- **SUPPLIED DATA**:
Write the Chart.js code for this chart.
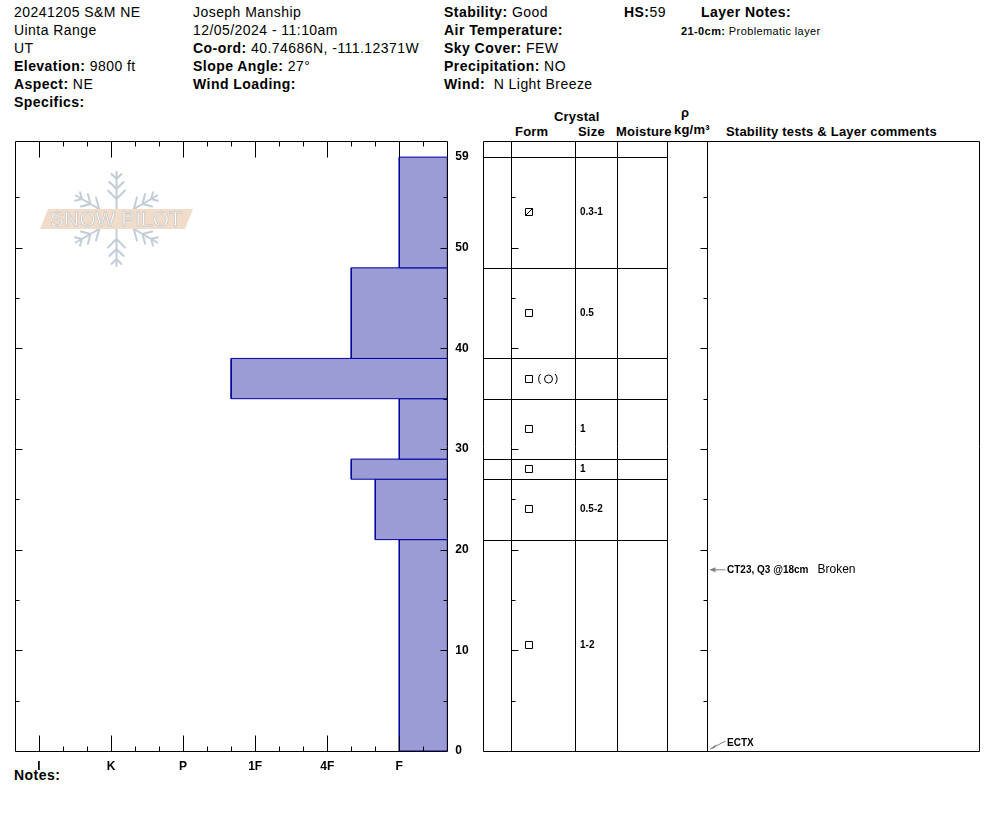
<!DOCTYPE html>
<html>
<head>
<meta charset="utf-8">
<script src="https://cdn.jsdelivr.net/npm/chart.js@4.4.1/dist/chart.umd.min.js"></script>
<style>
  body { margin: 0; background: #fff; font-family: "Liberation Sans", Arial, sans-serif; color: #000; }
  #page { position: relative; width: 994px; height: 840px; overflow: hidden; }
  .t { position: absolute; font-size: 14px; line-height: 18px; letter-spacing: 0.45px; white-space: nowrap; }
  .h { position: absolute; font-size: 13px; font-weight: bold; letter-spacing: 0.2px; white-space: nowrap; }
  canvas { position: absolute; }
</style>
</head>
<body>
<div id="page">
  <div class="t" style="left:14px;top:3px">20241205 S&amp;M NE<br>Uinta Range<br>UT<br><b>Elevation:</b> 9800 ft<br><b>Aspect:</b> NE<br><b>Specifics:</b></div>
  <div class="t" style="left:193px;top:3px">Joseph Manship<br>12/05/2024 - 11:10am<br><b>Co-ord:</b> 40.74686N, -111.12371W<br><b>Slope Angle:</b> 27°<br><b>Wind Loading:</b></div>
  <div class="t" style="left:444px;top:3px"><b>Stability:</b> Good<br><b>Air Temperature:</b><br><b>Sky Cover:</b> FEW<br><b>Precipitation:</b> NO<br><b>Wind:</b>&nbsp; N Light Breeze</div>
  <div class="t" style="left:624px;top:3px"><b>HS:</b>59</div>
  <div class="t" style="left:701px;top:3px"><b>Layer Notes:</b></div>
  <div class="t" style="left:681px;top:22px;font-size:11px;letter-spacing:0.4px"><b>21-0cm:</b> Problematic layer</div>

  <div class="h" style="left:554px;top:109px">Crystal</div>
  <div class="h" style="left:515px;top:124px">Form</div>
  <div class="h" style="left:578px;top:124px">Size</div>
  <div class="h" style="left:616px;top:124px">Moisture</div>
  <div class="h" style="left:681px;top:105px">ρ</div>
  <div class="h" style="left:674px;top:122px">kg/m³</div>
  <div class="h" style="left:726px;top:124px">Stability tests &amp; Layer comments</div>

  <div class="t" style="left:14px;top:766px"><b>Notes:</b></div>

  <canvas id="hardness" width="480" height="660" style="left:0;top:130px"></canvas>
  <canvas id="layers" width="524" height="660" style="left:470px;top:130px"></canvas>
</div>
<script>
// layers, top to bottom (cm)
var layerTop = [59, 48, 39, 35, 29, 27, 21];
var layerBottom = [48, 39, 35, 29, 27, 21, 0];
var hardness = ["F", "4F-", "1F+", "F", "4F-", "F+", "F"];
var crystalForm = ["FCxr", "FC", "FC", "FC", "FC", "FC", "FC"];
var secondaryForm = ["", "", "RG", "", "", "", ""];
var crystalSize = ["0.3-1", "0.5", "", "1", "1", "0.5-2", "1-2"];

var hardnessLabels = ["F", "4F", "1F", "P", "K", "I"];
var heightTicks = [0, 10, 20, 30, 40, 50, 59];

// stability tests
var testDepth = [18, 0];
var testResult = ["CT23, Q3 @18cm", "ECTX"];
var testComment = ["Broken", ""];

var FONT = '"Liberation Sans", Arial, sans-serif';
var HMIN = 1 / 3, HMAX = 6 + 1 / 3, YMAX = 60.6;

function hardVal(code) {
  var base = code.replace(/[+-]$/, "");
  var v = hardnessLabels.indexOf(base) + 1;
  if (code.slice(-1) === "+") v += 1 / 3;
  if (code.slice(-1) === "-") v -= 1 / 3;
  return v;
}

var layerSets = layerTop.map(function (top, i) {
  var h = hardVal(hardness[i]);
  var bot = layerBottom[i];
  return {
    data: [{x: HMIN, y: top}, {x: h, y: top}, {x: h, y: bot}, {x: HMIN, y: bot}, {x: HMIN, y: top}],
    showLine: true,
    fill: "shape",
    backgroundColor: "#9b9bd6",
    borderColor: "#0000a0",
    borderWidth: 1,
    pointRadius: 0,
    tension: 0
  };
});

function drawLogo(c) {
  var cx = 116.5, cy = 89;
  c.save();
  c.strokeStyle = "#c3cdd7";
  c.lineWidth = 2;
  c.lineCap = "round";
  for (var i = 0; i < 6; i++) {
    var a = Math.PI / 2 + i * Math.PI / 3;
    var dx = Math.cos(a), dy = -Math.sin(a);
    c.beginPath();
    c.moveTo(cx + dx * 8, cy + dy * 8);
    c.lineTo(cx + dx * 47, cy + dy * 47);
    [[20, 12], [30, 10], [40, 7]].forEach(function (b) {
      var px = cx + dx * b[0], py = cy + dy * b[0];
      [Math.PI / 4, -Math.PI / 4].forEach(function (r) {
        var bx = dx * Math.cos(r) - dy * Math.sin(r);
        var by = dx * Math.sin(r) + dy * Math.cos(r);
        c.moveTo(px, py);
        c.lineTo(px + bx * b[1], py + by * b[1]);
      });
    });
    c.stroke();
  }
  c.beginPath();
  c.moveTo(40, 99); c.lineTo(48, 79); c.lineTo(193, 79); c.lineTo(185, 99);
  c.closePath();
  c.fillStyle = "#f1dcc9";
  c.fill();
  c.font = "21px " + FONT;
  c.textAlign = "center";
  c.textBaseline = "middle";
  c.fillStyle = "#fff";
  c.strokeStyle = "#c8c8c8";
  c.lineWidth = 0.8;
  c.fillText("SNOW PILOT", 116, 90);
  c.strokeText("SNOW PILOT", 116, 90);
  c.restore();
}

var hardnessFrame = {
  id: "hardnessFrame",
  beforeDatasetsDraw: function (chart) { drawLogo(chart.ctx); },
  afterDatasetsDraw: function (chart) {
    var a = chart.chartArea, xs = chart.scales.x, ys = chart.scales.y, c = chart.ctx;
    var L = Math.round(a.left) + 0.5, R = Math.round(a.right) + 0.5;
    var T = Math.round(a.top) + 0.5, B = Math.round(a.bottom) + 0.5;
    c.save();
    c.strokeStyle = "#000";
    c.lineWidth = 1;
    c.beginPath();
    c.rect(L, T, R - L, B - T);
    for (var k = 2; k <= 18; k++) {
      var px = Math.round(xs.getPixelForValue(k / 3)) + 0.5;
      var len = k % 3 === 0 ? 16 : 5;
      c.moveTo(px, T); c.lineTo(px, T + len);
      c.moveTo(px, B); c.lineTo(px, B - len);
    }
    for (var v = 5; v <= 55; v += 5) {
      var py = Math.round(ys.getPixelForValue(v)) + 0.5;
      var ln = v % 10 === 0 ? 7 : 4;
      c.moveTo(L, py); c.lineTo(L + ln, py);
      c.moveTo(R, py); c.lineTo(R - ln, py);
    }
    c.stroke();
    c.restore();
  }
};

new Chart(document.getElementById("hardness"), {
  type: "scatter",
  data: {datasets: layerSets},
  options: {
    responsive: false,
    animation: false,
    devicePixelRatio: 1,
    layout: {padding: {left: 15, top: 11, right: 0, bottom: 0}},
    plugins: {legend: {display: false}, tooltip: {enabled: false}},
    scales: {
      x: {
        type: "linear", reverse: true, min: HMIN, max: HMAX, position: "bottom",
        grid: {display: false, drawTicks: false},
        border: {display: false},
        afterBuildTicks: function (s) {
          s.ticks = hardnessLabels.map(function (l, i) { return {value: i + 1}; });
        },
        afterFit: function (s) { s.height = 39; s.paddingLeft = 0; s.paddingRight = 0; },
        ticks: {
          autoSkip: false, maxRotation: 0, padding: 8, color: "#000",
          font: {family: FONT, size: 12, weight: "bold"},
          callback: function (v) { return hardnessLabels[Math.round(v) - 1]; }
        }
      },
      y: {
        type: "linear", position: "right", min: 0, max: YMAX,
        grid: {display: false, drawTicks: false},
        border: {display: false},
        afterBuildTicks: function (s) {
          s.ticks = heightTicks.map(function (v) { return {value: v}; });
        },
        afterFit: function (s) { s.width = 32.7; s.paddingTop = 0; s.paddingBottom = 0; },
        ticks: {
          padding: 8, color: "#000",
          font: {family: FONT, size: 12, weight: "bold"}
        }
      }
    }
  },
  plugins: [hardnessFrame]
});

// right-hand table
var colEdges = [0, 28, 92, 134, 184, 224, 496];

var tableDraw = {
  id: "tableDraw",
  afterDatasetsDraw: function (chart) {
    var a = chart.chartArea, xs = chart.scales.x, ys = chart.scales.y, c = chart.ctx;
    function X(v) { return Math.round(xs.getPixelForValue(v)) + 0.5; }
    function Y(v) { return Math.round(ys.getPixelForValue(v)) + 0.5; }
    var T = Math.round(a.top) + 0.5, B = Math.round(a.bottom) + 0.5;
    c.save();
    c.strokeStyle = "#000";
    c.lineWidth = 1;
    c.beginPath();
    c.rect(X(colEdges[0]), T, X(colEdges[6]) - X(colEdges[0]), B - T);
    colEdges.slice(1, 6).forEach(function (e) { c.moveTo(X(e), T); c.lineTo(X(e), B); });
    layerTop.forEach(function (t) { c.moveTo(X(colEdges[0]), Y(t)); c.lineTo(X(colEdges[4]), Y(t)); });
    for (var v = 5; v <= 55; v += 5) {
      var ln = v % 10 === 0 ? 7 : 4;
      c.moveTo(X(colEdges[1]), Y(v)); c.lineTo(X(colEdges[1]) + ln, Y(v));
      c.moveTo(X(colEdges[5]), Y(v)); c.lineTo(X(colEdges[5]) - ln, Y(v));
    }
    c.stroke();

    // crystal forms and sizes
    c.fillStyle = "#000";
    c.textBaseline = "middle";
    layerTop.forEach(function (t, i) {
      var mid = Math.round(ys.getPixelForValue((t + layerBottom[i]) / 2));
      var sx = Math.round(xs.getPixelForValue(colEdges[1] + 14)) + 0.5;
      c.beginPath();
      c.rect(sx, mid - 3.5, 7, 7);
      if (crystalForm[i] === "FCxr") { c.moveTo(sx, mid + 3.5); c.lineTo(sx + 7, mid - 3.5); }
      c.stroke();
      if (secondaryForm[i] === "RG") {
        c.font = "11px " + FONT;
        c.textAlign = "left";
        c.fillText("(", sx + 12, mid);
        c.fillText(")", sx + 29, mid);
        c.beginPath();
        c.arc(sx + 23, mid, 4, 0, Math.PI * 2);
        c.stroke();
      }
      c.font = "bold 10px " + FONT;
      c.textAlign = "left";
      c.fillText(crystalSize[i], xs.getPixelForValue(colEdges[2] + 5), mid);
    });

    // stability tests
    testDepth.forEach(function (d, i) {
      var py = ys.getPixelForValue(d);
      var ax = X(colEdges[5]);
      var ty = py;
      c.strokeStyle = "#808080";
      c.fillStyle = "#808080";
      c.beginPath();
      if (py > a.bottom - 6) {
        ty = py - 8;
        c.moveTo(ax + 18, py - 10); c.lineTo(ax + 3, py - 2);
        c.stroke();
        c.beginPath();
        c.moveTo(ax + 2, py - 1.5); c.lineTo(ax + 9, py - 7); c.lineTo(ax + 7, py - 3); c.closePath();
        c.fill();
      } else {
        c.moveTo(ax + 18, py); c.lineTo(ax + 3, py);
        c.stroke();
        c.beginPath();
        c.moveTo(ax + 2, py); c.lineTo(ax + 8, py - 2.5); c.lineTo(ax + 8, py + 2.5); c.closePath();
        c.fill();
      }
      c.fillStyle = "#000";
      c.textAlign = "left";
      c.font = "bold 10px " + FONT;
      var tx = xs.getPixelForValue(colEdges[5] + 20);
      c.fillText(testResult[i], tx, ty);
      if (testComment[i]) {
        var w = c.measureText(testResult[i]).width;
        c.font = "12px " + FONT;
        c.fillText(testComment[i], tx + w + 9, ty);
      }
    });
    c.restore();
  }
};

new Chart(document.getElementById("layers"), {
  type: "scatter",
  data: {datasets: [{data: [], pointRadius: 0}]},
  options: {
    responsive: false,
    animation: false,
    devicePixelRatio: 1,
    layout: {padding: {left: 13, top: 11, right: 15, bottom: 39}},
    plugins: {legend: {display: false}, tooltip: {enabled: false}},
    scales: {
      x: {type: "linear", min: colEdges[0], max: colEdges[6], display: false},
      y: {type: "linear", min: 0, max: YMAX, display: false}
    }
  },
  plugins: [tableDraw]
});
</script>
</body>
</html>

- **TASK REQUIREMENTS**:
Show, from the listing above, each line that contains the word "code".

- **ANSWER IN FULL**:
Write the Chart.js code for this chart.
function hardVal(code) {
  var base = code.replace(/[+-]$/, "");
  if (code.slice(-1) === "+") v += 1 / 3;
  if (code.slice(-1) === "-") v -= 1 / 3;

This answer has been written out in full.